Mazuku is a geology term used to refer to a toxic pocket of air rich in carbon dioxide. The term mazuku means “evil wind” in Swahili and is commonly used in areas bordering Lake Kivu to describe areas where mysterious deaths occur due to the release of toxic amounts of carbon dioxide into the atmosphere. It is believed that the term originated due to the local communities associating the phenomenon with evil spirits. Mazuku are common in areas bordering the northern shore of Lake Kivu on the DRC-Rwanda border and in Cameroon’s Lake Nyos and Lake Monoun.
Occurrence of Mazuku
Mazuku are formed in depressions where carbon dioxide accumulates low near the ground by gravity since it is heavier than air. Usually, exposure to concentration levels above 10% is considered lethal to human and animal life. Mazuku often contains much higher concentration levels of carbon dioxide (between 15% and 80%) with victims dying within moments of exposure. Geological isotopic analyses finding show that CO2 comes from Earth’s Upper Mantel. The CO2 then accumulates in morphological depressions which are formed at the foot of lava flows through the superposition of the lava flow. Mazuku can also be found in depressions where there are collapsed lava tunnels, cooling fractures, and open faults that allow gas to the surface.
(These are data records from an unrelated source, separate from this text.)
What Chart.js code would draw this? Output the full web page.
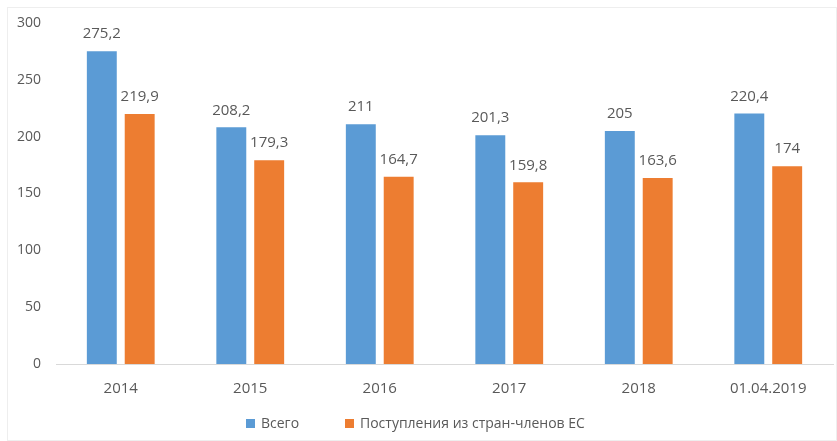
<!DOCTYPE html>
<html>
<head>
<meta charset="utf-8">
<script src="https://cdn.jsdelivr.net/npm/chart.js@4"></script>
<style>
  body { margin: 0; background: #fff; }
  #wrap { width: 837px; height: 441px; position: relative; }
  #legend { position: absolute; top: 413px; left: 0; height: 20px; font: 14px "Open Sans", "DejaVu Sans", sans-serif; color: #595959; }
  .item { position: absolute; top: 0; white-space: nowrap; line-height: 20px; display: flex; align-items: center; }
  .box { width: 9px; height: 9px; margin-right: 6px; }
</style>
</head>
<body>
<div id="wrap"><canvas id="chart"></canvas><div id="legend"></div></div>
<script>
const categories = ['2014', '2015', '2016', '2017', '2018', '01.04.2019'];
const totalValues = [275.2, 208.2, 211, 201.3, 205, 220.4];
const euValues = [219.9, 179.3, 164.7, 159.8, 163.6, 174];
const seriesNames = ['Всего', 'Поступления из стран-членов ЕС'];
const seriesColors = ['#5b9bd5', '#ed7d31'];

const textColor = '#595959';
const fontFamily = '"Open Sans", "DejaVu Sans", sans-serif';

// simple value labels above bars (no datalabels plugin available)
const valueLabels = {
    id: 'valueLabels',
    afterDatasetsDraw(chart) {
        const ctx = chart.ctx;
        ctx.save();
        ctx.font = '15px ' + fontFamily;
        ctx.fillStyle = textColor;
        ctx.textAlign = 'center';
        ctx.textBaseline = 'middle';
        chart.data.datasets.forEach((ds, i) => {
            chart.getDatasetMeta(i).data.forEach((bar, j) => {
                const txt = String(ds.data[j]).replace('.', ',');
                ctx.fillText(txt, bar.x, bar.y - 17);
            });
        });
        ctx.restore();
    }
};

const frame = {
    id: 'frame',
    beforeDraw(chart) {
        const ctx = chart.ctx;
        ctx.save();
        ctx.strokeStyle = '#eeeeee';
        ctx.lineWidth = 1;
        ctx.strokeRect(7.5, 7.5, chart.width - 8, chart.height - 8);
        ctx.restore();
    }
};

const chart = new Chart(document.getElementById('chart'), {
    type: 'bar',
    data: {
        labels: categories,
        datasets: [
            { label: seriesNames[0], data: totalValues, backgroundColor: seriesColors[0] },
            { label: seriesNames[1], data: euValues, backgroundColor: seriesColors[1] }
        ]
    },
    options: {
        responsive: true,
        maintainAspectRatio: false,
        animation: false,
        categoryPercentage: 0.585,
        barPercentage: 0.79,
        layout: { padding: { top: 23, right: 4, left: 0, bottom: 35 } },
        plugins: {
            legend: { display: false },
            tooltip: { enabled: false }
        },
        scales: {
            x: {
                grid: { display: false },
                border: { color: '#d9d9d9' },
                ticks: { color: textColor, font: { family: fontFamily, size: 15 }, padding: 8 }
            },
            y: {
                min: 0,
                max: 300,
                grid: { display: false },
                border: { display: false },
                ticks: { stepSize: 50, color: textColor, font: { family: fontFamily, size: 14 }, padding: 7 },
                afterFit(scale) { scale.width = 56; }
            }
        }
    },
    plugins: [valueLabels, frame]
});

// html legend, items placed like the original
const legendX = [246, 345];
const legend = document.getElementById('legend');
chart.data.datasets.forEach((ds, i) => {
    const item = document.createElement('div');
    item.className = 'item';
    item.style.left = legendX[i] + 'px';
    const box = document.createElement('span');
    box.className = 'box';
    box.style.background = ds.backgroundColor;
    item.appendChild(box);
    item.appendChild(document.createTextNode(ds.label));
    legend.appendChild(item);
});
</script>
</body>
</html>
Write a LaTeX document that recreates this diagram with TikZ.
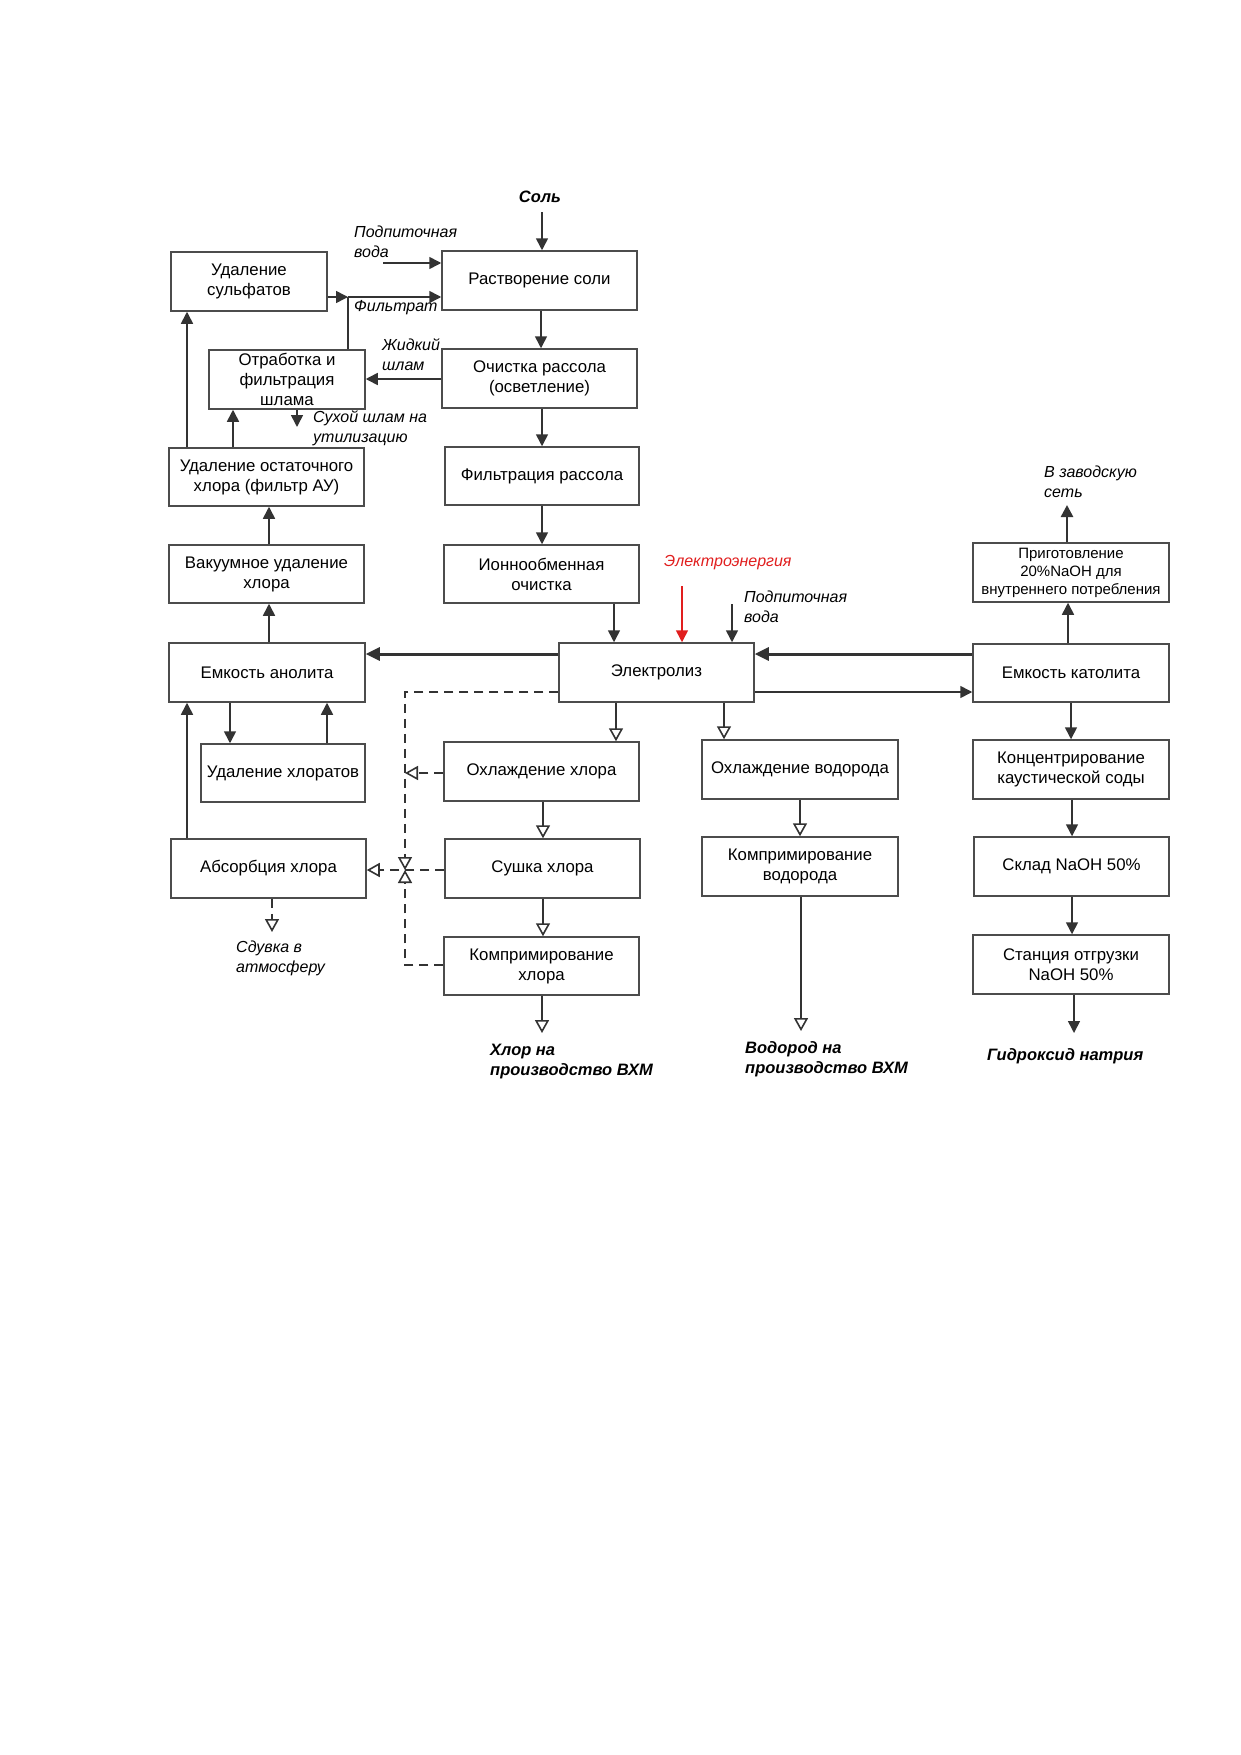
\documentclass[tikz,border=0pt]{standalone}
\usepackage{fontspec}
\setmainfont{Liberation Sans}
\usetikzlibrary{arrows.meta}
\tikzset{
  box/.style={draw=black!70, line width=1.5pt, rectangle, inner sep=0pt, align=center,
    font=\fontsize{16.8}{20}\selectfont},
  lbl/.style={anchor=west, align=left, inner sep=0pt, font=\fontsize{16}{20}\selectfont\itshape},
  blbl/.style={anchor=west, align=left, inner sep=0pt, font=\fontsize{16.5}{20}\selectfont\bfseries\itshape},
  ln/.style={draw=black!80, line width=1.6pt},
  farr/.style={ln, -{Triangle[length=12pt,width=12pt]}},
  tarr/.style={draw=black!80, line width=3pt, -{Triangle[length=14pt,width=13pt]}},
  oarr/.style={ln, -{Triangle[open,length=13pt,width=14pt,fill=white]}},
  dsh/.style={dash pattern=on 9pt off 6pt},
}
\newcommand\bx[6]{\node[box, minimum width={(#4-#2)*1pt}, minimum height={(#5-#3)*1pt}] (#1) at ({(#2+#4)/2},{(#3+#5)/2}) {#6};}
\begin{document}
\begin{tikzpicture}[x=1pt,y=-1pt]
\useasboundingbox[fill=white] (0,0) rectangle (1241,1755);

% boxes
\bx{sulf}{171}{252}{327}{311}{Удаление\\сульфатов}
\bx{rast}{442}{251}{637}{310}{Растворение соли}
\bx{otr}{209}{350}{365}{409}{Отработка и\\фильтрация\\шлама}
\bx{och}{442}{349}{637}{408}{Очистка рассола\\(осветление)}
\bx{ost}{169}{448}{364}{506}{Удаление остаточного\\хлора (фильтр АУ)}
\bx{filt}{445}{447}{639}{505}{Фильтрация рассола}
\bx{vak}{169}{545}{364}{603}{Вакуумное удаление\\хлора}
\bx{ion}{444}{545}{639}{603}{Ионнообменная\\очистка}
\bx{an}{169}{643}{365}{702}{Емкость анолита}
\bx{el}{559}{643}{754}{702}{Электролиз}
\bx{kat}{973}{644}{1169}{702}{Емкость католита}
\node[box, minimum width=196pt, minimum height=59pt, font=\fontsize{15}{18}\selectfont] (prig) at (1071,572.5) {Приготовление\\20\%NaOH для\\внутреннего потребления};
\bx{chlor}{201}{744}{365}{802}{Удаление хлоратов}
\bx{ohl}{444}{742}{639}{801}{Охлаждение хлора}
\bx{ohv}{702}{740}{898}{799}{Охлаждение водорода}
\bx{abs}{171}{839}{366}{898}{Абсорбция хлора}
\bx{sush}{445}{839}{640}{898}{Сушка хлора}
\bx{kh}{444}{937}{639}{995}{Компримирование\\хлора}
\bx{kv}{702}{837}{898}{896}{Компримирование\\водорода}
\bx{konc}{973}{740}{1169}{799}{Концентрирование\\каустической соды}
\bx{sklad}{974}{837}{1169}{896}{Склад NaOH 50\%}
\bx{stan}{973}{935}{1169}{994}{Станция отгрузки\\NaOH 50\%}

% labels
\node[blbl, anchor=center] (sol) at (540,197) {Соль};
\node[lbl] (podv1) at (354,242) {Подпиточная\\вода};
\node[lbl] (filtr) at (354,308) {Фильтрат};
\node[lbl] (zhid) at (382,355) {Жидкий\\шлам};
\node[lbl] (suh) at (313,428) {Сухой шлам на\\утилизацию};
\node[lbl] (sduv) at (236,958) {Сдувка в\\атмосферу};
\node[blbl] (hlorout) at (490,1062) {Хлор на\\производство ВХМ};
\node[blbl] (vodout) at (745,1059) {Водород на\\производство ВХМ};
\node[blbl] (naout) at (987,1056) {Гидроксид натрия};
\node[lbl] (zav) at (1044,482) {В заводскую\\сеть};
\node[lbl, text={rgb,255:red,225;green,30;blue,30}] (energ) at (664,563) {Электроэнергия};
\node[lbl] (podv2) at (744,607) {Подпиточная\\вода};

% coordinates
\coordinate (csol) at (542,212);
\coordinate (cw1) at (383,263);
\coordinate (j) at (348,297);
\coordinate (csuh) at (297,427);
\coordinate (xa) at (187,0);
\coordinate (xb) at (233,0);
\coordinate (xr) at (541,379);
\coordinate (xf) at (542,0);
\coordinate (xv) at (269,0);
\coordinate (xion) at (614,0);
\coordinate (xe1) at (682,586);
\coordinate (xw2) at (732,604);
\coordinate (dtop) at (405,692);
\coordinate (dj) at (405,870);
\coordinate (dbot) at (405,965);
\coordinate (dohl) at (405,773);
\coordinate (xcl1) at (230,0);
\coordinate (xcl2) at (327,0);
\coordinate (csd) at (272,932);
\coordinate (xohl) at (616,0);
\coordinate (xs) at (543,0);
\coordinate (xohv) at (724,0);
\coordinate (xh) at (800,0);
\coordinate (chout) at (542,1033);
\coordinate (cvout) at (801,1031);
\coordinate (cnout) at (1074,1033);
\coordinate (czav) at (1067,505);
\coordinate (xk1) at (1068,0);
\coordinate (xk2) at (1071,0);
\coordinate (xk3) at (1072,0);

% upper left / brine line
\draw[farr] (csol) -- (csol |- rast.north);
\draw[farr] (cw1) -- (cw1 -| rast.west);
\draw[farr] (sulf.east |- j) -- (j);
\draw[farr] (j) -- (j -| rast.west);
\draw[ln] (otr.north -| j) -- (j);
\draw[farr] (rast.south -| xr) -- (och.north -| xr);
\draw[farr] (och.west |- xr) -- (otr.east |- xr);
\draw[farr] (otr.south -| csuh) -- (csuh);
\draw[farr] (och.south -| xf) -- (filt.north -| xf);
\draw[farr] (ost.north -| xa) -- (sulf.south -| xa);
\draw[farr] (ost.north -| xb) -- (otr.south -| xb);
\draw[farr] (vak.north -| xv) -- (ost.south -| xv);
\draw[farr] (filt.south -| xf) -- (ion.north -| xf);
\draw[farr] (an.north -| xv) -- (vak.south -| xv);
\draw[farr] (ion.south -| xion) -- (el.north -| xion);
\draw[farr, draw={rgb,255:red,225;green,30;blue,30}, fill={rgb,255:red,225;green,30;blue,30}] (xe1) -- (el.north -| xe1);
\draw[farr] (xw2) -- (el.north -| xw2);

% electrolysis connections
\draw[tarr] (el.west |- 0,654) -- (an.east |- 0,654);
\draw[tarr] (kat.west |- 0,654) -- (el.east |- 0,654);
\draw[farr] (el.east |- 0,692) -- (kat.west |- 0,692);
\draw[farr] (an.south -| xcl1) -- (chlor.north -| xcl1);
\draw[farr] (chlor.north -| xcl2) -- (an.south -| xcl2);
\draw[farr] (abs.north -| xa) -- (an.south -| xa);

% chlorine line (dashed returns)
\draw[oarr, dsh] (el.west |- dtop) -- (dtop) -- (dj);
\draw[oarr, dsh] (kh.west |- dbot) -- (dbot) -- (dj);
\draw[oarr, dsh] (sush.west |- dj) -- (abs.east |- dj);
\draw[oarr, dsh] (ohl.west |- dohl) -- (dohl);
\draw[oarr, dsh] (abs.south -| csd) -- (csd);
\draw[oarr] (el.south -| xohl) -- (ohl.north -| xohl);
\draw[oarr] (ohl.south -| xs) -- (sush.north -| xs);
\draw[oarr] (sush.south -| xs) -- (kh.north -| xs);
\draw[oarr] (kh.south -| chout) -- (chout);

% hydrogen line
\draw[oarr] (el.south -| xohv) -- (ohv.north -| xohv);
\draw[oarr] (ohv.south -| xh) -- (kv.north -| xh);
\draw[oarr] (kv.south -| cvout) -- (cvout);

% caustic line
\draw[farr] (kat.north -| xk1) -- (prig.south -| xk1);
\draw[farr, line width=2.5pt] (prig.north -| czav) -- (czav);
\draw[farr] (kat.south -| xk2) -- (konc.north -| xk2);
\draw[farr] (konc.south -| xk3) -- (sklad.north -| xk3);
\draw[farr] (sklad.south -| xk3) -- (stan.north -| xk3);
\draw[farr] (stan.south -| cnout) -- (cnout);
\end{tikzpicture}
\end{document}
Mazuku in Lake Kivu, Nyos and Monoun
Lake Kivu, Nyos, and Monoun have massive quantities of CO2 trapped below the depths. Naturally occurring geological events can then cause the trapped carbon dioxide to escape to the surface thus endangering the lives of those living nearby. Field studies have also found that atmospheric pressure, rainfall, solar irradiance, and wind also have a significant influence on gas concentration in areas where mazuku are prevalent. The field findings are supported by other studies in the open air and subsurface of the mazuku which have found daily variations in gas concentrations.
Deaths as a Result of Mazuku
An estimated one hundred people die annually in the areas bordering Lake Kivu due to exposure to toxic levels of carbon dioxide. These deaths usually occur at night especially when people sleep near the ground level. The fatalities recorded along Lake Kivu are however dwarfed by those recorded in Cameroon where on August 21, 1886, 1700 people and 3,500 livestock were killed at Lake Nyos when about 100,000 and 300,000 tons of CO2 were released to the surface (other accounts put the estimated carbon dioxide release at over one million tons). Carbon dioxide (being naturally heavier than air) swept through the villages in the low-lying river valley causing severe casualties. On August 15, 1984, another lake in Cameroon, Lake Monoun, released vast amounts of carbon dioxide suffocating 37 people after limnic eruptions.
Mitigating the Effects of Mazuku
Following the tragic events at Lake Nyos, large polyethylene pipes have been sunk into the lake, a process called degassing, to reduce the amount of concentrated carbon dioxide at the bottom of the lake. Similar preventative measures have however not been undertaken in Lake Kivu which is estimated to have even higher amounts of concentrated carbon dioxide and methane in the depths of the lake. It is hypothesized that a limnic eruption in the lake would potentially lead to about two million deaths along the densely populated shoreline.
Scientific Applications from the Study of Mazuku
The study of mazuku has led some scientists to suggest the storage of liquefied carbon dioxide produced by power plants in the depths of the ocean to slow global warming. This idea has however been criticized as it may lead to outgassing (when the gas escapes to the surface) as observed in mazuku. Environmentalists have also condemned it as an irresponsible attempt to bury away the earth's troubles instead of seeking a sustainable solution to global warming.